16 KiB
| name | description | callers | |
|---|---|---|---|
| sl_capture | How to capture new reusable patterns into KTX's semantic layer — when a measure, segment, or join belongs in the catalog and how to write it generically so it stays small and useful over time. Loaded by the post-turn memory-agent only. The research agent does not write to the SL. |
|
Semantic Layer — Capture
This skill covers when and how to capture new patterns into the semantic layer. For schema reference and query grammar, load the sl skill first.
When the current turn produces a reusable pattern (business metric, derived view, join pattern, computed dimension), capture it so future queries can reach for it instead of rediscovering it.
SQL dialect
The user-facing prompt includes a Warehouse: line under the SL Sources index
(e.g. Warehouse: BIGQUERY). All expr strings — measure expressions, segment
predicates, computed-column SQL — execute on that warehouse and must use its
syntax. Date arithmetic in particular varies by dialect:
- BigQuery:
transaction_date >= TIMESTAMP_SUB(CURRENT_TIMESTAMP(), INTERVAL 90 DAY)(when the column isTIMESTAMP);event_date >= DATE_SUB(CURRENT_DATE(), INTERVAL 90 DAY)(whenDATE). - Postgres / Redshift:
transaction_date >= current_date - interval '90 days'. - Snowflake:
transaction_date >= dateadd(day, -90, current_timestamp()).

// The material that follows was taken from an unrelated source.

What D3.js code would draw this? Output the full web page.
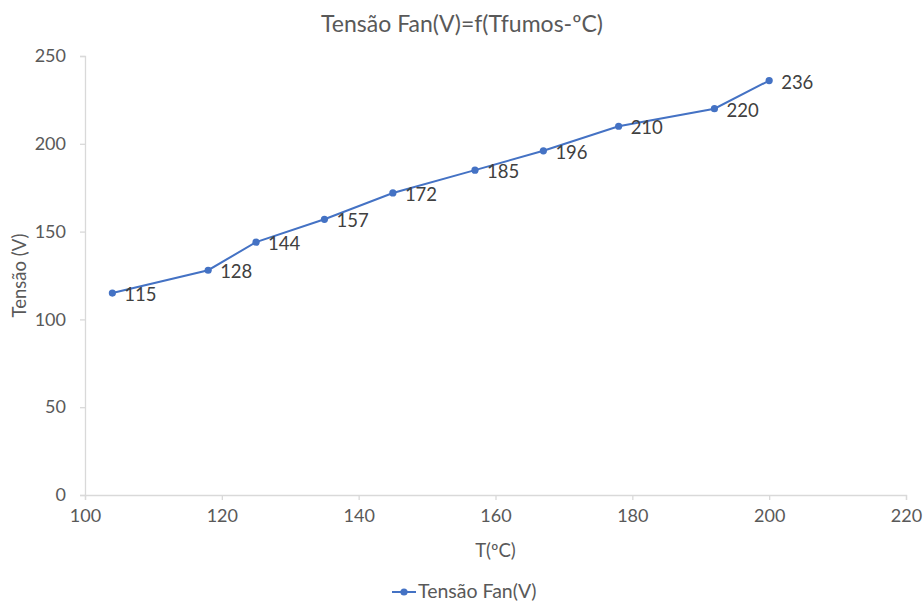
<!DOCTYPE html>
<meta charset="utf-8">
<head>
  <title>Tensão Fan</title>
  <style>
    body { margin: 0; background: #fff; }
    text { font-family: Lato, "Noto Sans", sans-serif; }
  </style>
</head>

<script src="https://d3js.org/d3.v7.min.js"></script>

<div id="my_dataviz"></div>

<script>

// data
var temps   = [104, 118, 125, 135, 145, 157, 167, 178, 192, 200];
var tensoes = [115, 128, 144, 157, 172, 185, 196, 210, 220, 236];
var xTicks  = [100, 120, 140, 160, 180, 200, 220];
var yTicks  = [0, 50, 100, 150, 200, 250];
var seriesName = "Tensão Fan(V)";

var W = 923, H = 603;
var margin = {top: 56, right: 17, bottom: 108, left: 85},
    width = W - margin.left - margin.right,
    height = H - margin.top - margin.bottom;

var blue = "#4472C4", grey = "#595959", axisCol = "#d9d9d9";

var svgRoot = d3.select("#my_dataviz")
  .append("svg")
    .attr("width", W)
    .attr("height", H);

var svg = svgRoot.append("g")
    .attr("transform", "translate(" + margin.left + "," + margin.top + ")");

var x = d3.scaleLinear().domain([100, 220]).range([0, width]);
var y = d3.scaleLinear().domain([0, 250]).range([height, 0]);

// X axis
var gx = svg.append("g")
    .attr("transform", "translate(0," + height + ")")
    .call(d3.axisBottom(x).tickValues(xTicks).tickSize(5).tickPadding(9));

// Y axis
var gy = svg.append("g")
    .call(d3.axisLeft(y).tickValues(yTicks).tickSize(5).tickPadding(14));

[gx, gy].forEach(function(g) {
  g.select(".domain").attr("stroke", axisCol).attr("stroke-width", 1.3);
  g.selectAll(".tick line").attr("stroke", axisCol).attr("stroke-width", 1.3);
  g.selectAll(".tick text")
    .attr("fill", grey)
    .style("font-size", "18px");
});

var data = temps.map(function(t, i) { return {t: t, v: tensoes[i]}; });

// line
svg.append("path")
  .datum(data)
  .attr("fill", "none")
  .attr("stroke", blue)
  .attr("stroke-width", 2)
  .attr("d", d3.line()
    .x(function(d) { return x(d.t); })
    .y(function(d) { return y(d.v); }));

// markers
svg.selectAll(".dot")
  .data(data)
  .enter().append("circle")
    .attr("cx", function(d) { return x(d.t); })
    .attr("cy", function(d) { return y(d.v); })
    .attr("r", 3.6)
    .attr("fill", blue);

// data labels
svg.selectAll(".lbl")
  .data(data)
  .enter().append("text")
    .attr("x", function(d) { return x(d.t) + 12; })
    .attr("y", function(d) { return y(d.v) + 8; })
    .attr("fill", "#404040")
    .style("font-size", "18.5px")
    .text(function(d) { return d.v; });

// title
svgRoot.append("text")
  .attr("x", 462)
  .attr("y", 32)
  .attr("text-anchor", "middle")
  .attr("fill", grey)
  .style("font-size", "23px")
  .text("Tensão Fan(V)=f(Tfumos-ºC)");

// axis titles
svgRoot.append("text")
  .attr("x", margin.left + width / 2)
  .attr("y", 557)
  .attr("text-anchor", "middle")
  .attr("fill", grey)
  .style("font-size", "18.5px")
  .text("T(ºC)");

svgRoot.append("text")
  .attr("transform", "translate(26," + (margin.top + height / 2) + ") rotate(-90)")
  .attr("text-anchor", "middle")
  .attr("fill", grey)
  .style("font-size", "18.5px")
  .text("Tensão (V)");

// legend
var leg = svgRoot.append("g").attr("transform", "translate(392,592)");
leg.append("line")
  .attr("x1", 0).attr("x2", 24)
  .attr("stroke", blue).attr("stroke-width", 2);
leg.append("circle")
  .attr("cx", 12).attr("r", 3.6).attr("fill", blue);
leg.append("text")
  .attr("x", 26).attr("y", 6)
  .attr("fill", grey)
  .style("font-size", "19.5px")
  .text(seriesName);

</script>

Match the column's manifest type (type: time → TIMESTAMP/DATETIME on the
warehouse) — comparing TIMESTAMP to a DATE-arithmetic result fails on
BigQuery. After every sl_edit_source/sl_write_source, the inline validator runs a
LIMIT 1 warehouse probe per measure and surfaces dialect mismatches; if
you see an error trailer, fix the expression and retry rather than leaving
the source for the post-squash gate to revert.
What's worth capturing
- Business metric aggregations (ARR, MRR, revenue, churn, retention, conversion, LTV, CAC).

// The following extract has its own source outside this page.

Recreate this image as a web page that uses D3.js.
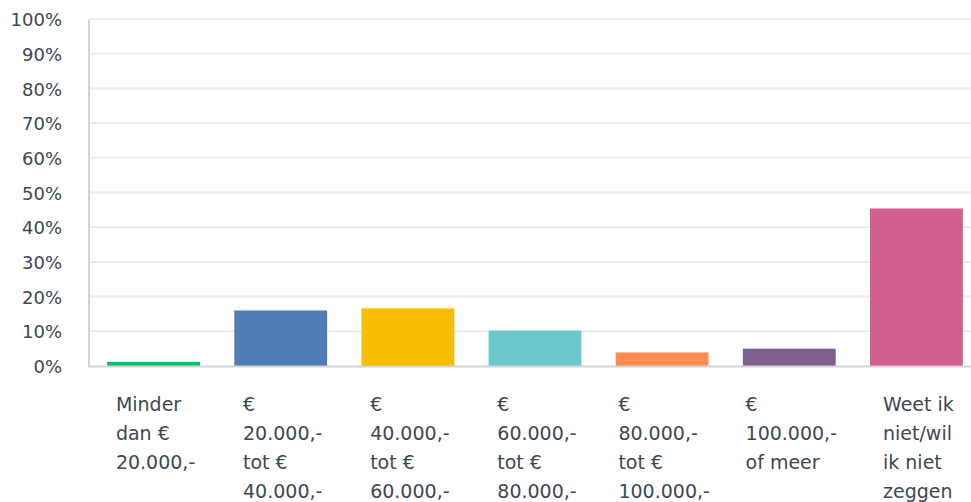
<!DOCTYPE html>
<html>
<head>
<meta charset="utf-8">
<script src="https://cdn.jsdelivr.net/npm/d3@7"></script>
<style>
  body { margin: 0; background: #fff; }
  text { font-family: "DejaVu Sans", sans-serif; fill: #3d4852; }
</style>
</head>
<body>
<script>
// Data (category labels split into the lines shown under each bar)
var categories = [
  ["Minder", "dan €", "20.000,-"],
  ["€", "20.000,-", "tot €", "40.000,-"],
  ["€", "40.000,-", "tot €", "60.000,-"],
  ["€", "60.000,-", "tot €", "80.000,-"],
  ["€", "80.000,-", "tot €", "100.000,-"],
  ["€", "100.000,-", "of meer"],
  ["Weet ik", "niet/wil", "ik niet", "zeggen"]
];
var values = [1.2, 16.0, 16.6, 10.2, 3.9, 5.0, 45.4];
var colors = ["#00bf6f", "#507cb6", "#f9be00", "#6bc8cd", "#ff8b4f", "#7f5f90", "#d25f90"];
var yTicks = [0, 10, 20, 30, 40, 50, 60, 70, 80, 90, 100];

var keys = categories.map(function(d){ return d.join(" "); });

//Width and height
var w = 971, h = 502;

var svg = d3.select("body")
  .append("svg")
  .attr("width", w)
  .attr("height", h);

var x = d3.scaleBand()
  .domain(keys)
  .range([90, 980])
  .paddingInner(0.27)
  .paddingOuter(0.135);

var y = d3.scaleLinear()
  .domain([0, 100])
  .range([366, 19]);

// Gridlines
svg.append("g").selectAll("line")
  .data(yTicks.filter(function(d){ return d > 0; }))
  .enter()
  .append("line")
  .attr("x1", 89)
  .attr("x2", w)
  .attr("y1", function(d){ return y(d); })
  .attr("y2", function(d){ return y(d); })
  .style("stroke", "#ececec")
  .style("stroke-width", 2);

// Y axis labels
var yAxis = d3.axisLeft(y)
  .tickValues(yTicks)
  .tickSize(0)
  .tickPadding(0)
  .tickFormat(function(d){ return d + "%"; });

var gy = svg.append("g")
  .attr("transform", "translate(62,0)")
  .call(yAxis);
gy.select(".domain").remove();
gy.selectAll("text")
  .style("font-family", "DejaVu Sans, sans-serif")
  .style("font-size", "18px")
  .style("fill", "#3d4852")
  .attr("dy", "0.37em");

// Bars
svg.append("g").selectAll("rect")
  .data(values)
  .enter()
  .append("rect")
  .attr("x", function(d, i){ return x(keys[i]); })
  .attr("y", function(d){ return y(d); })
  .attr("width", x.bandwidth())
  .attr("height", function(d){ return y(0) - y(d); })
  .style("fill", function(d, i){ return colors[i]; });

// Axis lines
svg.append("line")
  .attr("x1", 89).attr("x2", 89)
  .attr("y1", 20).attr("y2", 367)
  .style("stroke", "#d3d3d3")
  .style("stroke-width", 2);
svg.append("line")
  .attr("x1", 88).attr("x2", w)
  .attr("y1", 366.5).attr("y2", 366.5)
  .style("stroke", "#d3d3d3")
  .style("stroke-width", 2);

// Category labels: left aligned block, centred on the bar by its widest line
var labels = svg.append("g");
categories.forEach(function(lines, i){
  var t = labels.append("text")
    .style("font-size", "19px");
  var widest = 0;
  lines.forEach(function(l){
    var probe = t.append("tspan").text(l);
    widest = Math.max(widest, probe.node().getComputedTextLength());
    probe.remove();
  });
  var cx = x(keys[i]) + x.bandwidth() / 2 + 2;
  var left = cx - widest / 2;
  lines.forEach(function(l, j){
    t.append("tspan")
      .attr("x", left)
      .attr("y", 411 + j * 29)
      .text(l);
  });
});
</script>
</body>
</html>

- Derived calculations combining multiple signals (risk scores, health scores, composite KPIs).
- Multi-table join patterns producing a reusable analytical view.
- Computed categories or flags useful as reusable dimensions (
case when num_protocols >= 3 then 'power' else 'regular' end). - Missing joins between two sources that both exist but aren't connected in the join graph.
Skip:
- Simple
SELECT * LIMIT 10previews. - Trivial
COUNT(*)on one table with no business filtering. - One-off ad-hoc explorations unlikely to repeat.
- Equivalent measures that already exist (cite the existing one as
source.measure_name).
When in doubt, capture. Measures are easy to remove but impossible to recover from a lost conversation.
Generalization rules
The SL must stay small and general over time. Before adding a measure, decide whether it belongs as a generic pattern or a specific constant.
Prefer one generic measure with query-time filters over N hardcoded variants.
Anti-pattern:
- name: revenue_us_region
expr: sum(case when region = 'US' then amount end)
- name: revenue_eu_region
expr: sum(case when region = 'EU' then amount end)
Preferred:
- name: total_revenue
expr: sum(amount)
Callers filter region = 'US' at semantic_query time.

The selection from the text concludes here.